> _Work to complete_: Render the material again word for word, skipping the pictures in it.

--- start of Data lines ---

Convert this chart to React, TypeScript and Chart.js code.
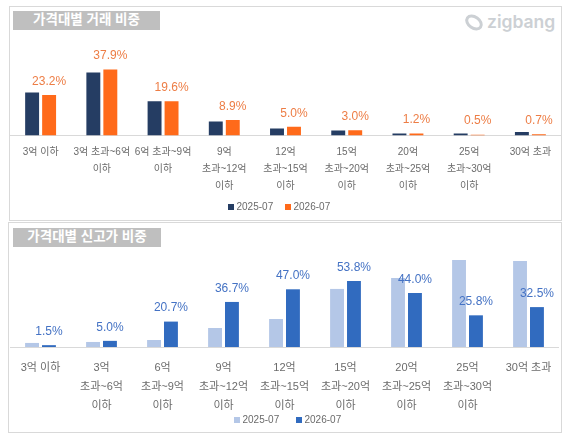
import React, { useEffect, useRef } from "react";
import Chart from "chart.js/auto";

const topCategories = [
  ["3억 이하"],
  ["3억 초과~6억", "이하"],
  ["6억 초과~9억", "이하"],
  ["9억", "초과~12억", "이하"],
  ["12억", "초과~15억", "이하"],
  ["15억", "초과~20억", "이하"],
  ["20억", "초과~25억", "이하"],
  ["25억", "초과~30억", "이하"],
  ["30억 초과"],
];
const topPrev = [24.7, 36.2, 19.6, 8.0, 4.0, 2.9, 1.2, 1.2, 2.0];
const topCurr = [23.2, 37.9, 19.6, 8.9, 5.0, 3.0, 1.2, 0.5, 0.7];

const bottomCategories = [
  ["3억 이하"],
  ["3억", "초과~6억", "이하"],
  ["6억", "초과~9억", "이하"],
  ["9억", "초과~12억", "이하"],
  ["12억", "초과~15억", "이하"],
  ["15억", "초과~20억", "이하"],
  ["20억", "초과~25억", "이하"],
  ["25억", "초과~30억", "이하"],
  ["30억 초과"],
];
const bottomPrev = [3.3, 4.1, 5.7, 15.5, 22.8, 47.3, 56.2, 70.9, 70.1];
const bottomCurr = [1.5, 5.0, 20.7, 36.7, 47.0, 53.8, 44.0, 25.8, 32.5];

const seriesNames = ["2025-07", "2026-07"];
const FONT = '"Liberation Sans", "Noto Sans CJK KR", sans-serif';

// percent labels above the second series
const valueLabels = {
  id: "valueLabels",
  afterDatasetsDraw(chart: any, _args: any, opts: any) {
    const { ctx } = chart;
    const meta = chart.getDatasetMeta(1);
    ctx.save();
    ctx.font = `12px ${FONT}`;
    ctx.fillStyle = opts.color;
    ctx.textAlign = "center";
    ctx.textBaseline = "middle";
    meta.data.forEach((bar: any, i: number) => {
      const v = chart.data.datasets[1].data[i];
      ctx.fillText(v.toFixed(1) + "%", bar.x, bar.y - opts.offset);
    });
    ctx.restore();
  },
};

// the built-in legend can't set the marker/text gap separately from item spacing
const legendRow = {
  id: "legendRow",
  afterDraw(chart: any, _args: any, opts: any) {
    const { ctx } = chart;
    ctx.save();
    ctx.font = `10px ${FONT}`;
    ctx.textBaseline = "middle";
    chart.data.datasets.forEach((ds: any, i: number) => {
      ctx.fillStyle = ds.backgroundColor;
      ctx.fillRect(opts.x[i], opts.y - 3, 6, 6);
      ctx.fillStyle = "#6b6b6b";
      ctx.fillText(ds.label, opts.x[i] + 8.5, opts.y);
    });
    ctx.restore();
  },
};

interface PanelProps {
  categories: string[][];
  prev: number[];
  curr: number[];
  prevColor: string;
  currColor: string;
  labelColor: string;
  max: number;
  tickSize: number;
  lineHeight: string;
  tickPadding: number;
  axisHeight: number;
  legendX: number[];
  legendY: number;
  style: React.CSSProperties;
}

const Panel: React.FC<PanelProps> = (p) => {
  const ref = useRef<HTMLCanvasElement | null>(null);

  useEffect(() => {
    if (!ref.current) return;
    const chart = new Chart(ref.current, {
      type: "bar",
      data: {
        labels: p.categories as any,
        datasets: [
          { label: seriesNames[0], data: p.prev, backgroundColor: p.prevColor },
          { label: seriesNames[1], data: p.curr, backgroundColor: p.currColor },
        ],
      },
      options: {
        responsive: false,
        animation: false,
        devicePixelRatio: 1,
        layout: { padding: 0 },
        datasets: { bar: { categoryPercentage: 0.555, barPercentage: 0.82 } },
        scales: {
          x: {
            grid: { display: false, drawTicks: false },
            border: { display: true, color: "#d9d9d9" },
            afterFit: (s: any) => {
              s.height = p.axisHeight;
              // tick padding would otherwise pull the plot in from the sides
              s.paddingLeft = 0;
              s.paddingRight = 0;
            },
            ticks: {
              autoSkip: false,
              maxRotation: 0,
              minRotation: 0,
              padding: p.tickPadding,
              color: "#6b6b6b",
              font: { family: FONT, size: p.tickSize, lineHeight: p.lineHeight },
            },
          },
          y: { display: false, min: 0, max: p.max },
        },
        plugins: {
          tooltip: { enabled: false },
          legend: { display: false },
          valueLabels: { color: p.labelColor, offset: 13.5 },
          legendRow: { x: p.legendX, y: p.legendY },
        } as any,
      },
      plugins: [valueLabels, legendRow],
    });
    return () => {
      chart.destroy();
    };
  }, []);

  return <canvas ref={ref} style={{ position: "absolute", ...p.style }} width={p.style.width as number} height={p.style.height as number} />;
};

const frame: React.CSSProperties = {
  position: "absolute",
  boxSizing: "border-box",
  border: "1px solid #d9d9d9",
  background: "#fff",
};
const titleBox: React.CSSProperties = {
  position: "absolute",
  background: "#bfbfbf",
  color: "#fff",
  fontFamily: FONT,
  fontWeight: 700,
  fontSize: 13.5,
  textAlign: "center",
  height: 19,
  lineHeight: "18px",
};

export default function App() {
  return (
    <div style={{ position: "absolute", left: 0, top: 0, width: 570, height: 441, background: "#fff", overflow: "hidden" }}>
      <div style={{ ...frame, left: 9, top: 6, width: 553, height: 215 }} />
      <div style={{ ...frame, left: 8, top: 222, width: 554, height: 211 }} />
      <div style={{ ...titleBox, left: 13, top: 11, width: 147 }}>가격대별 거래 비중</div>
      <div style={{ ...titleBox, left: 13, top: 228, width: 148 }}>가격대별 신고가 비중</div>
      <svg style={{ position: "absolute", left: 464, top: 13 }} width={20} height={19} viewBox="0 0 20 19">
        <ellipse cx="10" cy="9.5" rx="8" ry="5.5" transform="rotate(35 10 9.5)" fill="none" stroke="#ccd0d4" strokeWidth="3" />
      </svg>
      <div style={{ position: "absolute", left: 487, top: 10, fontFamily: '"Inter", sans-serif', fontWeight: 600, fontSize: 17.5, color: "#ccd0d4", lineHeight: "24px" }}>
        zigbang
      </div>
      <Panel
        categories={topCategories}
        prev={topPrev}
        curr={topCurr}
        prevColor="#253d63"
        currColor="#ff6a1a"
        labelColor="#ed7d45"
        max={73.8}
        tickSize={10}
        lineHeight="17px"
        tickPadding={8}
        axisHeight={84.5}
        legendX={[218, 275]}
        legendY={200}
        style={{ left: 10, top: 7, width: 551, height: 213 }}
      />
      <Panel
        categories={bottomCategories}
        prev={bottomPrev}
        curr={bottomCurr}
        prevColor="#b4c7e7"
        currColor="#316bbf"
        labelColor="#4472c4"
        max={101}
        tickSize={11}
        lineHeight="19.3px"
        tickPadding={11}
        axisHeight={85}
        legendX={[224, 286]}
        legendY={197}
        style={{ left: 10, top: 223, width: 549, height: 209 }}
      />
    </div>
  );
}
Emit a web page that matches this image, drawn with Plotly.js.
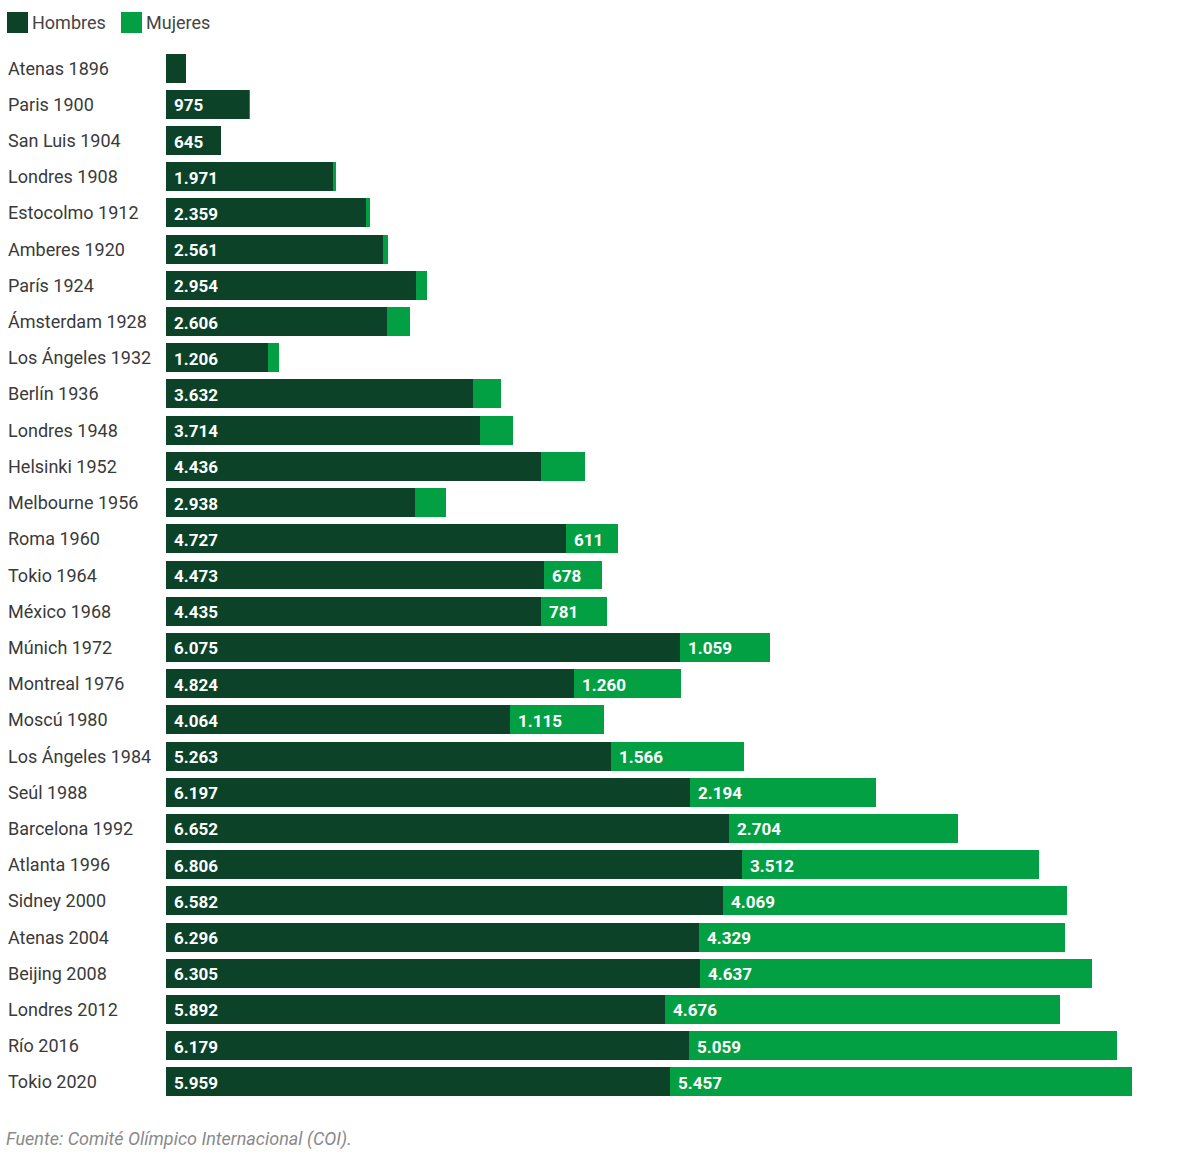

--- end of Data lines ---

> _Task output_:
Convert this chart to React, TypeScript and Chart.js code.
import React, { useEffect, useRef } from "react";
import Chart from "chart.js/auto";

const topCategories = [
  ["3억 이하"],
  ["3억 초과~6억", "이하"],
  ["6억 초과~9억", "이하"],
  ["9억", "초과~12억", "이하"],
  ["12억", "초과~15억", "이하"],
  ["15억", "초과~20억", "이하"],
  ["20억", "초과~25억", "이하"],
  ["25억", "초과~30억", "이하"],
  ["30억 초과"],
];
const topPrev = [24.7, 36.2, 19.6, 8.0, 4.0, 2.9, 1.2, 1.2, 2.0];
const topCurr = [23.2, 37.9, 19.6, 8.9, 5.0, 3.0, 1.2, 0.5, 0.7];

const bottomCategories = [
  ["3억 이하"],
  ["3억", "초과~6억", "이하"],
  ["6억", "초과~9억", "이하"],
  ["9억", "초과~12억", "이하"],
  ["12억", "초과~15억", "이하"],
  ["15억", "초과~20억", "이하"],
  ["20억", "초과~25억", "이하"],
  ["25억", "초과~30억", "이하"],
  ["30억 초과"],
];
const bottomPrev = [3.3, 4.1, 5.7, 15.5, 22.8, 47.3, 56.2, 70.9, 70.1];
const bottomCurr = [1.5, 5.0, 20.7, 36.7, 47.0, 53.8, 44.0, 25.8, 32.5];

const seriesNames = ["2025-07", "2026-07"];
const FONT = '"Liberation Sans", "Noto Sans CJK KR", sans-serif';

// percent labels above the second series
const valueLabels = {
  id: "valueLabels",
  afterDatasetsDraw(chart: any, _args: any, opts: any) {
    const { ctx } = chart;
    const meta = chart.getDatasetMeta(1);
    ctx.save();
    ctx.font = `12px ${FONT}`;
    ctx.fillStyle = opts.color;
    ctx.textAlign = "center";
    ctx.textBaseline = "middle";
    meta.data.forEach((bar: any, i: number) => {
      const v = chart.data.datasets[1].data[i];
      ctx.fillText(v.toFixed(1) + "%", bar.x, bar.y - opts.offset);
    });
    ctx.restore();
  },
};

// the built-in legend can't set the marker/text gap separately from item spacing
const legendRow = {
  id: "legendRow",
  afterDraw(chart: any, _args: any, opts: any) {
    const { ctx } = chart;
    ctx.save();
    ctx.font = `10px ${FONT}`;
    ctx.textBaseline = "middle";
    chart.data.datasets.forEach((ds: any, i: number) => {
      ctx.fillStyle = ds.backgroundColor;
      ctx.fillRect(opts.x[i], opts.y - 3, 6, 6);
      ctx.fillStyle = "#6b6b6b";
      ctx.fillText(ds.label, opts.x[i] + 8.5, opts.y);
    });
    ctx.restore();
  },
};

interface PanelProps {
  categories: string[][];
  prev: number[];
  curr: number[];
  prevColor: string;
  currColor: string;
  labelColor: string;
  max: number;
  tickSize: number;
  lineHeight: string;
  tickPadding: number;
  axisHeight: number;
  legendX: number[];
  legendY: number;
  style: React.CSSProperties;
}

const Panel: React.FC<PanelProps> = (p) => {
  const ref = useRef<HTMLCanvasElement | null>(null);

  useEffect(() => {
    if (!ref.current) return;
    const chart = new Chart(ref.current, {
      type: "bar",
      data: {
        labels: p.categories as any,
        datasets: [
          { label: seriesNames[0], data: p.prev, backgroundColor: p.prevColor },
          { label: seriesNames[1], data: p.curr, backgroundColor: p.currColor },
        ],
      },
      options: {
        responsive: false,
        animation: false,
        devicePixelRatio: 1,
        layout: { padding: 0 },
        datasets: { bar: { categoryPercentage: 0.555, barPercentage: 0.82 } },
        scales: {
          x: {
            grid: { display: false, drawTicks: false },
            border: { display: true, color: "#d9d9d9" },
            afterFit: (s: any) => {
              s.height = p.axisHeight;
              // tick padding would otherwise pull the plot in from the sides
              s.paddingLeft = 0;
              s.paddingRight = 0;
            },
            ticks: {
              autoSkip: false,
              maxRotation: 0,
              minRotation: 0,
              padding: p.tickPadding,
              color: "#6b6b6b",
              font: { family: FONT, size: p.tickSize, lineHeight: p.lineHeight },
            },
          },
          y: { display: false, min: 0, max: p.max },
        },
        plugins: {
          tooltip: { enabled: false },
          legend: { display: false },
          valueLabels: { color: p.labelColor, offset: 13.5 },
          legendRow: { x: p.legendX, y: p.legendY },
        } as any,
      },
      plugins: [valueLabels, legendRow],
    });
    return () => {
      chart.destroy();
    };
  }, []);

  return <canvas ref={ref} style={{ position: "absolute", ...p.style }} width={p.style.width as number} height={p.style.height as number} />;
};

const frame: React.CSSProperties = {
  position: "absolute",
  boxSizing: "border-box",
  border: "1px solid #d9d9d9",
  background: "#fff",
};
const titleBox: React.CSSProperties = {
  position: "absolute",
  background: "#bfbfbf",
  color: "#fff",
  fontFamily: FONT,
  fontWeight: 700,
  fontSize: 13.5,
  textAlign: "center",
  height: 19,
  lineHeight: "18px",
};

export default function App() {
  return (
    <div style={{ position: "absolute", left: 0, top: 0, width: 570, height: 441, background: "#fff", overflow: "hidden" }}>
      <div style={{ ...frame, left: 9, top: 6, width: 553, height: 215 }} />
      <div style={{ ...frame, left: 8, top: 222, width: 554, height: 211 }} />
      <div style={{ ...titleBox, left: 13, top: 11, width: 147 }}>가격대별 거래 비중</div>
      <div style={{ ...titleBox, left: 13, top: 228, width: 148 }}>가격대별 신고가 비중</div>
      <svg style={{ position: "absolute", left: 464, top: 13 }} width={20} height={19} viewBox="0 0 20 19">
        <ellipse cx="10" cy="9.5" rx="8" ry="5.5" transform="rotate(35 10 9.5)" fill="none" stroke="#ccd0d4" strokeWidth="3" />
      </svg>
      <div style={{ position: "absolute", left: 487, top: 10, fontFamily: '"Inter", sans-serif', fontWeight: 600, fontSize: 17.5, color: "#ccd0d4", lineHeight: "24px" }}>
        zigbang
      </div>
      <Panel
        categories={topCategories}
        prev={topPrev}
        curr={topCurr}
        prevColor="#253d63"
        currColor="#ff6a1a"
        labelColor="#ed7d45"
        max={73.8}
        tickSize={10}
        lineHeight="17px"
        tickPadding={8}
        axisHeight={84.5}
        legendX={[218, 275]}
        legendY={200}
        style={{ left: 10, top: 7, width: 551, height: 213 }}
      />
      <Panel
        categories={bottomCategories}
        prev={bottomPrev}
        curr={bottomCurr}
        prevColor="#b4c7e7"
        currColor="#316bbf"
        labelColor="#4472c4"
        max={101}
        tickSize={11}
        lineHeight="19.3px"
        tickPadding={11}
        axisHeight={85}
        legendX={[224, 286]}
        legendY={197}
        style={{ left: 10, top: 223, width: 549, height: 209 }}
      />
    </div>
  );
}
Emit a web page that matches this image, drawn with Plotly.js.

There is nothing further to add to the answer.